Miles Clifford, from Nelson, bought the medal at a second-hand shop in Wellington after finding $10 on the banks of the Hutt river.
He then spent many Anzac Days thinking about returning the medal to its owner's descendants, especially in the past few years.
''I thought let's make this happen, stop dilly-dallying.''
An article about the medal, which is engraved with the name Private Guest, was published in the Nelson Mail in 2009.
As a result, a member of the public told Mr Clifford the Guest family came from Balclutha.
Then, by coincidence, Mr Clifford started visiting the district as part of his job.
The rest is history.
He found Stanley Thomas Guest's name on the town's war memorial and curator Gary Ross at the South Otago Museum.
Mr Ross had just finished a study of the names on the memorial.
''Basically the timing was quite phenomenal,'' he said.
Mr Ross had also tracked down some of Private Guest's descendants.
Earlier this week in Wellington, Mr Clifford made contact with the soldier's's great-nephew, Bill Guest, in Wellington, who he was thrilled about the medal.
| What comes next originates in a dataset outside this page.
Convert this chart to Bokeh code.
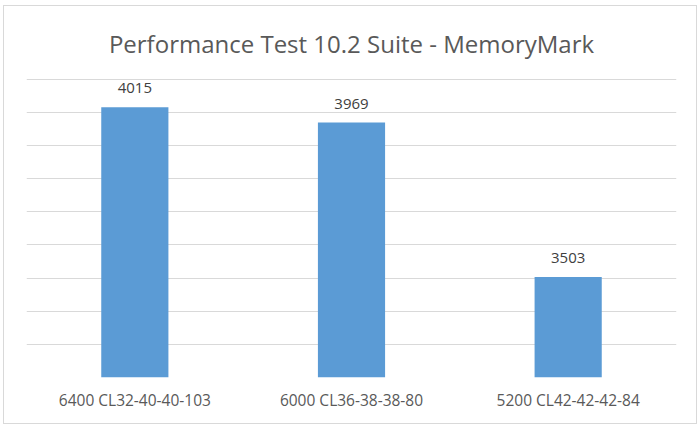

''He's hung on to it for 33 years, it's just wonderful.''
Mr Guest's great-uncle was in the Otago Infantry Regiment and was killed during the Battle of the Somme in 1916.
His family has long ties to the Clutha district, arriving from Devon in 1825.
How the medal ended up in a Wellington second shop is a mystery, Mr Guest said.
Now, Mr Guest is waiting to hear if he will visit Nelson for work next.
While he wants to hold the medal and share it with his family, he is adamant it belongs to Mr Clifford.
But, there is a chance the medal might still end up in Balclutha, the idea of loaning it permanently to the South Otago Museum had been floated, Mr Guest said.